My brother and I hunted around the apartment, each sneakered movement squeaking against the old apartment floors, as we looked for treasures like the hard candies my grandmother kept tucked away behind decorative pillows. As we searched, we found old dolls with painted lips and rouged cheeks set up on my grandmother's bureau and antiqued toy guns that fit in our small hands, buried in my grandfather's dresser drawer. While we busied ourselves, my grandfather, a butcher, filled paper shopping bags with frozen chicken breasts, slabs of thick brisket, fresh lamb chops and logs of kosher salami for my parents to bring home with us. Always, my mother reached a point where her "thank yous" became strained and soon she begged that he “stop,” they “had enough and would be back for more soon.” But he did not relent, this was “good meat, kosher meat” and he wanted us to have it. My dad, placing his hand gently on my mother's arm, thanked my grandfather and took the last tin-foiled package from his sturdy but cracked hands.

When we took these trips to the Bronx during the summer months and into the early fall, my grandparents, in their mid-eighties, would travel back with us to the suburbs. My family went about their every day summer schedule – my dad commuting into New York City for work, my brother off at day camp and me, running around the house in my bathing suit, waiting for someone to take me to the town pool. Before my dad left for work, he would pull two old lawn chairs from the garage and place them on the grass in our big backyard, angled towards the woods he was so proud of: a blur of thick tree trunks, one after the other, each topped with a pillow of green leaves cushioning the blue summer sky. Once my grandparents had finished breakfast, my mom would escort them outside, where they would politely ask that she reposition the lawn chairs on the driveway. After some probing as to why they'd prefer the blacktop to the scenic backyard, she agreed, and for the rest of the light hours in the day, my grandparents sat, nearly motionless, facing the quiet street.



III.

I didn't think to ask questions, not until I was older and it was too late. Questions meant making them remember, it meant being the reason that painful memories were unpacked and unhinged, left to travel from deep, buried places where they were stored for a reason.
Who instilled in me that fear of asking questions? Was it a look my mother gave me or was it a wall my grandparents built up around them? And what would have happened had I turned to my grandmother during a lull in conversation and wondered aloud: “tell me about your little boy.” Her face may have tightened and grown red in anger or worse, tears might have filled her eyes as she turned away from me in sadness and the pain of memory but at least I would have tried. Maybe it would have been different. I ask my question and she gets a deep and distant look in her eyes, the way one gets when they are judging if the art is hung straight on a wall. She would smile then, happy to have the door ajar, the window cracked – the chance to talk about him and it. But i didn't ask.
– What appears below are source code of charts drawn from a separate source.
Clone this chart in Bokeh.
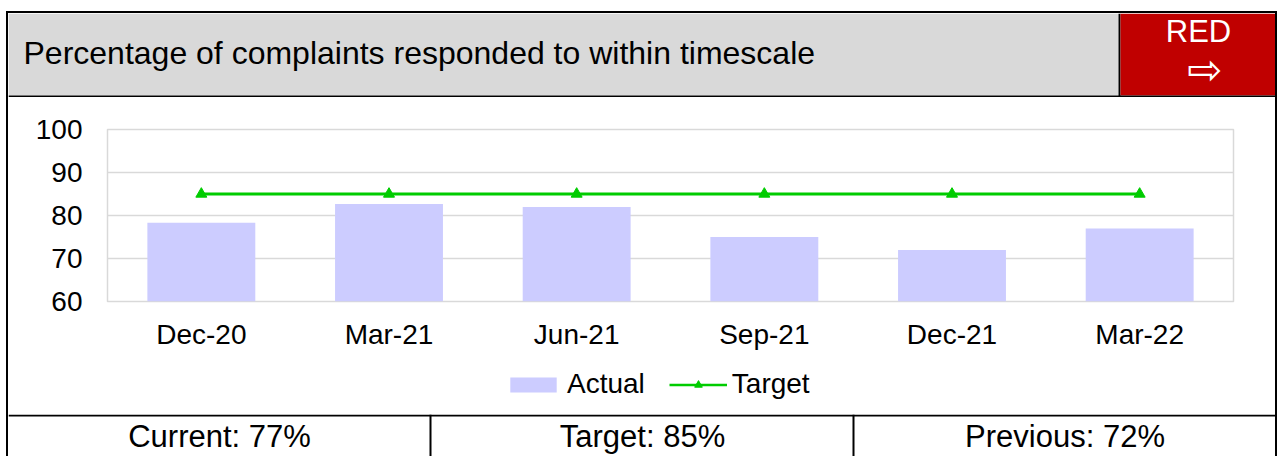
from bokeh.plotting import figure
from bokeh.layouts import column
from bokeh.models import (Range1d, FactorRange, FixedTicker, Legend, LegendItem,
                          ColumnDataSource)
from bokeh.core.properties import value
from bokeh.embed import file_html
from bokeh.resources import INLINE

# ---- data ----
months = ["Dec-20", "Mar-21", "Jun-21", "Sep-21", "Dec-21", "Mar-22"]
actual = [78.3, 82.7, 82, 75, 72, 77]
target = [85, 85, 85, 85, 85, 85]
y_ticks = [60, 70, 80, 90, 100]
series_names = ["Actual", "Target"]
title_text = "Percentage of complaints responded to within timescale"
status_text = "RED"
current_value = 77
target_value = 85
previous_value = 72

FONT = value("Liberation Sans")
W = 1267
BAR_COLOR = "#CCCCFF"
LINE_COLOR = "#00CC00"

# ---- header ----
HH = 84
header = figure(width=W, height=HH, x_range=Range1d(0, W), y_range=Range1d(0, HH),
                x_axis_type=None, y_axis_type=None, toolbar_location=None,
                output_backend="svg", min_border=0, outline_line_color=None,
                frame_align=False)
header.xgrid.visible = False
header.ygrid.visible = False
header.quad(left=[0], right=[1110], bottom=[2], top=[HH], fill_color="#D9D9D9", line_color=None)
header.quad(left=[1110], right=[1112], bottom=[0], top=[HH], fill_color="black", line_color=None)
header.quad(left=[1112], right=[W], bottom=[2], top=[HH], fill_color="#C00000", line_color=None)
header.quad(left=[0], right=[W], bottom=[0], top=[2], fill_color="black", line_color=None)
header.text(x=[15], y=[45], text=[title_text], text_font=FONT, text_font_size="32px",
            text_color="black", text_baseline="middle", text_align="left")
header.text(x=[1190], y=[66], text=[status_text], text_font=FONT, text_font_size="31px",
            text_color="white", text_baseline="middle", text_align="center")
header.text(x=[1196], y=[28.5], text=["\u21e8"], text_font=value("DejaVu Sans"),
            text_font_size="42px", text_color="white", text_baseline="middle",
            text_align="center")

# ---- chart ----
CH = 265
p = figure(width=W, height=CH, x_range=FactorRange(*months, range_padding=0),
           y_range=Range1d(60, 100), toolbar_location=None, output_backend="svg",
           min_border_left=99, min_border_right=42, min_border_top=32,
           min_border_bottom=61, frame_align=False)
p.outline_line_color = "#D9D9D9"
p.outline_line_width = 1.5
p.xgrid.grid_line_color = None
p.ygrid.grid_line_color = "#D9D9D9"
p.ygrid.grid_line_width = 1.5
p.yaxis.ticker = FixedTicker(ticks=y_ticks)
for ax in (p.xaxis[0], p.yaxis[0]):
    ax.axis_line_color = None
    ax.major_tick_line_color = None
    ax.minor_tick_line_color = None
    ax.major_tick_in = 0
    ax.major_tick_out = 0
    ax.major_label_text_font = "Liberation Sans"
    ax.major_label_text_font_size = "28px"
    ax.major_label_text_color = "black"
p.yaxis.major_label_standoff = 25
p.xaxis.major_label_standoff = 17

src = ColumnDataSource(dict(m=months, a=actual, t=target))
p.vbar(x="m", top="a", bottom=60, width=0.575, source=src,
       fill_color=BAR_COLOR, line_color=None)
p.line(x="m", y="t", source=src, line_color=LINE_COLOR, line_width=3)
p.scatter(x="m", y="t", source=src, marker="triangle", size=11,
          fill_color=LINE_COLOR, line_color=LINE_COLOR)

# ---- legend strip (legend keys use the same glyph styles as the chart series) ----
LH = 52
lf = figure(width=W, height=LH, x_range=Range1d(0, W), y_range=Range1d(0, LH),
            x_axis_type=None, y_axis_type=None, toolbar_location=None,
            output_backend="svg", min_border=0, outline_line_color=None,
            frame_align=False)
lf.xgrid.visible = False
lf.ygrid.visible = False
proxy = ColumnDataSource(dict(x=[float("nan")], y=[float("nan")]))
lb = lf.vbar(x="x", top="y", width=1, source=proxy, fill_color=BAR_COLOR, line_color=None)
ll = lf.line(x="x", y="y", source=proxy, line_color=LINE_COLOR, line_width=2.5)
lm = lf.scatter(x="x", y="y", source=proxy, marker="triangle", size=11,
                fill_color=LINE_COLOR, line_color=LINE_COLOR)
legend = Legend(items=[LegendItem(label=series_names[0], renderers=[lb]),
                       LegendItem(label=series_names[1], renderers=[ll, lm])],
                orientation="horizontal", location=(496, 14),
                glyph_width=58, glyph_height=19, label_standoff=5, spacing=24,
                padding=0, margin=0, border_line_color=None,
                background_fill_alpha=0,
                label_text_font="Liberation Sans", label_text_font_size="28px",
                label_text_color="black")
lf.add_layout(legend, "center")

# ---- footer ----
FH = 42
footer = figure(width=W, height=FH, x_range=Range1d(0, W), y_range=Range1d(0, FH),
                x_axis_type=None, y_axis_type=None, toolbar_location=None,
                output_backend="svg", min_border=0, outline_line_color=None,
                frame_align=False)
footer.xgrid.visible = False
footer.ygrid.visible = False
footer.quad(left=[0], right=[W], bottom=[FH - 2], top=[FH], fill_color="black", line_color=None)
footer.quad(left=[421, 844], right=[423, 846], bottom=[0, 0], top=[FH, FH],
            fill_color="black", line_color=None)
footer.text(x=[211, 634, 1056.5], y=[20, 20, 20],
            text=[f"Current: {current_value}%", f"Target: {target_value}%",
                  f"Previous: {previous_value}%"],
            text_font=FONT, text_font_size="31px", text_color="black",
            text_baseline="middle", text_align="center")

layout = column(header, p, lf, footer, spacing=0,
                styles={"border-top": "2px solid black", "border-left": "2px solid black",
                        "border-right": "2px solid black", "margin-top": "11px",
                        "margin-left": "6px"})

open("out.html", "w").write(file_html(layout, INLINE))
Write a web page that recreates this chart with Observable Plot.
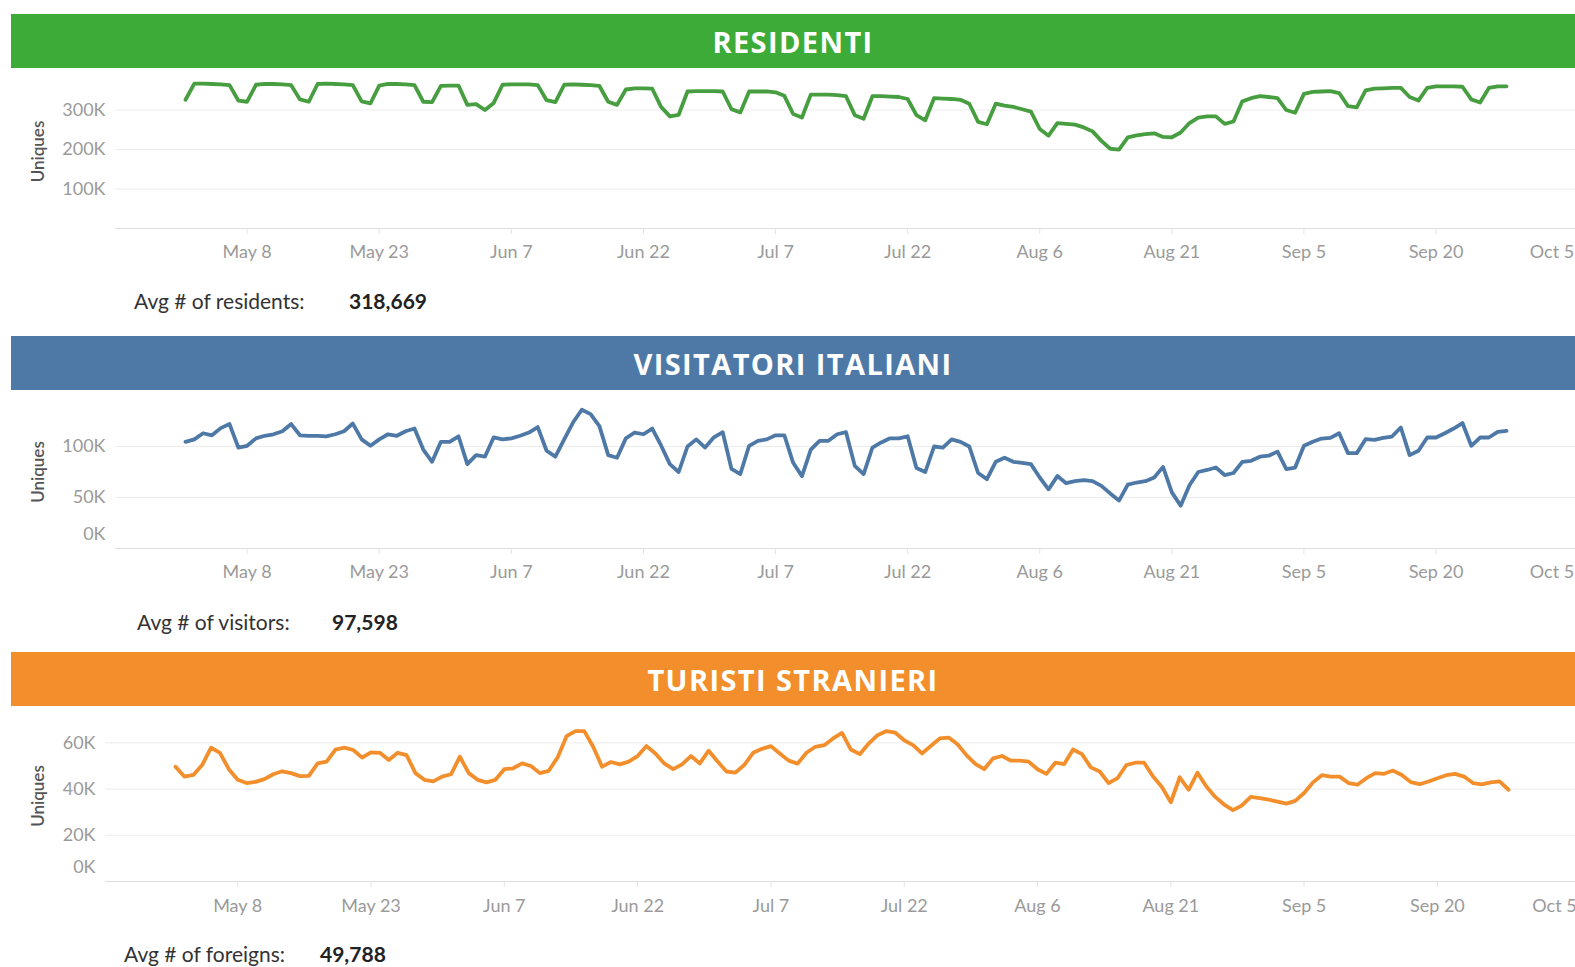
<!DOCTYPE html>
<html><head><meta charset="utf-8">
<script src="https://cdn.jsdelivr.net/npm/d3@7"></script>
<script src="https://cdn.jsdelivr.net/npm/@observablehq/plot@0.6"></script>
<style>
html,body{margin:0;padding:0;background:#fff}
body{width:1575px;height:967px;overflow:hidden;position:relative;font-family:Lato,"Open Sans",sans-serif}
.banner{position:absolute;left:11px;width:1564px;height:54px;color:#fff;font-family:"Open Sans",sans-serif;font-weight:700;font-size:29px;letter-spacing:1.4px;display:flex;align-items:center;justify-content:center}
.panel{position:absolute;left:0}
.panel svg{display:block;overflow:visible}
.avg{position:absolute;font-size:21px;color:#333;line-height:24px;white-space:nowrap}
.avg b{position:absolute;top:0;font-weight:700;color:#222}
</style></head>
<body>
<div class="banner" id="b1" style="top:14px;background:#3dab37">RESIDENTI</div>
<div class="panel" id="p1" style="top:68px"></div>
<div class="avg" style="left:134px;top:289px">Avg # of residents:<b style="left:215px">318,669</b></div>
<div class="banner" id="b2" style="top:336px;background:#4e79a7">VISITATORI ITALIANI</div>
<div class="panel" id="p2" style="top:389px"></div>
<div class="avg" style="left:137px;top:610px">Avg # of visitors:<b style="left:195px">97,598</b></div>
<div class="banner" id="b3" style="top:652px;background:#f28e2b">TURISTI STRANIERI</div>
<div class="panel" id="p3" style="top:705px"></div>
<div class="avg" style="left:124px;top:942px">Avg # of foreigns:<b style="left:196px">49,788</b></div>
<script>
// Daily dates: 1 May 2016 .. 28 Sep 2016
const startDate = "2016-05-01";
const endDate = "2016-09-29";
const tickLabels = ["2016-05-08","2016-05-23","2016-06-07","2016-06-22","2016-07-07","2016-07-22","2016-08-06","2016-08-21","2016-09-05","2016-09-20"];
const lastTickLabel = "2016-10-05";

// Residents (thousands)
const residents = [326,367,367,366,365,363,324,321,364,366,366,365,363,327,321,366,367,366,365,363,322,317,362,366,366,365,363,321,320,361,
362,362,313,315,300,318,364,365,365,365,363,325,320,364,365,364,363,361,321,313,352,355,355,354,308,284,288,347,348,348,
348,347,302,294,347,347,347,345,336,290,281,339,339,339,338,335,287,278,335,335,334,333,328,287,274,330,329,328,326,316,
270,264,316,311,308,302,296,252,235,267,265,263,256,246,222,202,200,231,236,239,241,232,231,243,267,281,284,284,265,271,
322,330,335,333,330,300,293,341,346,347,348,343,310,307,350,354,355,356,356,333,324,356,360,360,360,359,327,319,356,360,360];

// Italian visitors (thousands)
const visitors = [104.6,107,113,111,118,122,99,100.7,108,110.5,112,115,122,111,110.5,110.5,110,112,115,122.5,107,100.7,107,112,110.5,115,117.6,97,85,104.6,
104.6,110,82.7,91.5,90,109,107,108,110.5,113.7,119,95.8,90,107,123.5,136,131.7,120,91.5,89,108,113.7,112,117.6,101,82.7,75,100,107,99,
109,114,78,73,100.7,105.6,107,111,111,84,71,97,105.6,105.6,112,114,81,73,99,104,108,108,110,79,75,100,99,107,104.6,100,
74,68,85,89,85,84,82.7,69.6,58,71,64,66,67,66,61.4,54,47,62.7,64.7,66,69.6,80,55,42,62,75,77,79.4,72,74,
85,86,90,91,95,77.8,79.4,100.7,104.6,107.8,108.5,113,93.5,93.5,107.2,106.5,108.5,109.8,118.6,91.5,95.8,108.8,108.8,113,117.6,123,100.7,108.8,108.8,114.4,115.4];

// Foreign tourists (thousands)
const foreigners = [49.7,45.4,46.1,50.4,57.9,55.7,48.6,44,42.6,43.1,44.3,46.4,47.7,46.9,45.6,45.7,51.1,51.9,57.1,57.9,56.9,53.6,55.9,55.7,52.6,55.7,54.7,46.9,44,43.3,
45.4,46.4,54,46.9,44,42.9,44,48.6,49,51.1,50,46.9,47.9,53.7,62.9,65.1,65.1,58.3,49.7,51.7,50.7,51.9,54.3,58.6,55.4,51.1,48.6,50.7,54.3,51.1,
56.6,51.9,47.6,47.1,50.4,55.7,57.4,58.6,55.4,52.3,51,55.7,58.3,59,61.9,64.3,57.1,55.1,59.7,63.3,65.1,64.4,61.1,59,55.4,58.7,61.9,62.3,59.4,54.7,
50.9,48.6,53.3,54.3,52.3,52.3,51.9,48.6,46.6,51.4,50.8,57.1,55.1,49.4,47.6,42.6,44.7,50.4,51.4,51.4,45.4,40.9,34.3,45.1,39.7,47.1,41.1,36.6,33.3,30.9,
32.9,36.6,36.1,35.4,34.6,33.7,34.9,38.3,42.9,46,45.4,45.4,42.6,41.9,44.7,46.9,46.6,48,46.1,43,42.1,43.3,44.7,46,46.6,45.4,42.6,42,42.9,43.3,39.7];

const resTicks = [100, 200, 300];
const visTicks = [50, 100];
const forTicks = [20, 40, 60];

const dates = d3.utcDays(new Date(startDate + "T00:00Z"), new Date(endDate + "T00:00Z"));
const parse = s => new Date(s + "T00:00Z");
const fmt = d3.utcFormat("%b %-d");

function panel({values, color, yMax, yTicks, showZero, marginLeft, xRange, height, marginTop, marginBottom, labelPad}) {
  const data = dates.map((d, i) => ({date: d, value: values[i] * 1000}));
  const ticks = yTicks.map(t => t * 1000);
  const textStyle = {fill: "#9a9a9a", fontSize: 18};
  return Plot.plot({
    width: 1575, height, marginLeft, marginRight: 0, marginTop, marginBottom,
    style: {fontFamily: "Lato, sans-serif", fontSize: "18px", background: "transparent", overflow: "visible"},
    x: {type: "utc", domain: [dates[0], dates[dates.length - 1]], range: xRange},
    y: {domain: [0, yMax * 1000]},
    marks: [
      Plot.gridY(ticks, {stroke: "#ececec", strokeOpacity: 1}),
      Plot.ruleY([0], {stroke: "#dedede"}),
      Plot.axisY(ticks, {tickSize: 0, tickPadding: 10, tickFormat: d => d / 1000 + "K", label: null, ...textStyle}),
      showZero ? Plot.axisY([0], {tickSize: 0, tickPadding: 10, tickFormat: () => "0K", label: null, dy: -14, ...textStyle}) : null,
      Plot.axisX(tickLabels.map(parse), {tickSize: 6, stroke: "#e3e3e3", tickPadding: labelPad, tickFormat: fmt, label: null, ...textStyle}),
      Plot.axisX([parse(lastTickLabel)], {tickSize: 0, tickPadding: labelPad + 6, tickFormat: fmt, label: null, textAnchor: "end", dx: 6, ...textStyle}),
      Plot.text(["Uniques"], {frameAnchor: "left", textAnchor: "middle", rotate: -90, dx: -(marginLeft - 38), fill: "#555", fontSize: 17, fontWeight: 600}),
      Plot.lineY(data, {x: "date", y: "value", stroke: color, strokeWidth: 3.8, strokeLinejoin: "round"})
    ]
  });
}

document.getElementById("p1").append(panel({
  values: residents, color: "#479e40", yMax: 390, yTicks: resTicks, showZero: false,
  marginLeft: 115, xRange: [185, 1506], height: 200, marginTop: 6, marginBottom: 40, labelPad: 11
}));
document.getElementById("p2").append(panel({
  values: visitors, color: "#4e79a7", yMax: 150, yTicks: visTicks, showZero: true,
  marginLeft: 115, xRange: [185, 1506], height: 200, marginTop: 6, marginBottom: 41, labelPad: 11
}));
document.getElementById("p3").append(panel({
  values: foreigners, color: "#f28e2b", yMax: 74, yTicks: forTicks, showZero: true,
  marginLeft: 105, xRange: [175, 1508], height: 220, marginTop: 5, marginBottom: 44, labelPad: 12
}));
</script>
</body></html>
IV. During one of their visits to our house for the weekend, when I was nearing my teens, my mom asked that I help my grandmother get ready for bed. The rest of the family stayed in the living room, piled onto the couch, watching reruns of All in The Family, my grandpa's favorite show. Softly, I took my grandmother by her warm, wrinkled hand and led her to the pull-out couch. Already in her late eighties, her body was heavy from the day, as I eased her onto the bed and helped her with her stockings. Kneeling at her feet while I unrolled the delicate gauzy material, we were both quiet. It was a tender silence, thick with the understanding that words were not only exhausting but unnecessary too. Her face, though drawn from the warm day, was sweet with a smile, just happy to be with her granddaughter. Then she spoke, in a whisper: I helped them. I jerked my head up and her brown eyes, watery with age and emotion, met mine: I did everything I could during the war, I want you to know. In the back of my throat, I felt a knot twist up and I quickly looked away, trying to stop the tears. I kept my head down, my cheeks burning as if all the hot tears meant to fall from my eyes had done as they were told, turned back, and instead, flooded my whole body with heat. I busied myself, smoothing and folding my grandma’s stockings, while she sat, again quiet, staring out the window. I looked up to see what it was she could make out in the dark night but there was nothing – only the metallic black of the night, reflecting our own faces back to us. Without looking at her or breaking her gaze, I took a seat beside her. In a slow motion, she moved her hand over mine, the way one would cup the flame of a candle to extinguish it. I helped the soldiers, I did what I could. Still, silence.

I say nothing but in my mind, there is noise. I see a scene from a movie: the wounded soldiers in their bloodied camouflage, lined up in cots like the tight white keys of a piano. They are whimpering in pain and moaning for morphine while other men, still able to stand upright, rush to their sides. There are women too – my grandmother, in layers of dark clothing, a shawl wrapped taut over her shoulders against the German winter, sitting at the bedside of a young man. She is faceless. I can’t make out her features or even the way her hair is fixed; I don’t know how to recreate her face sixty five years younger, I look to her now for an answer but I have no questions. She has said what she wanted to share and I have not probed. I have not asked the questions that I need answered now that it is too late.

V.
Typed and translated by a lawyer, my grandmother’s usually soft words are made hard: “I give this statutory declaration, together with my motion for compensation for damages to the body and health.” I have found letters, formal documentation that was sent to the German government in the later 90’s in an effort to receive war reparations. I am rereading each sentence over and over, waiting for the pain to be dulled, hers and mine: “Especially, I am most overwhelmed by my nerves. I am over anxious, there is no thing for which I can be happy about.”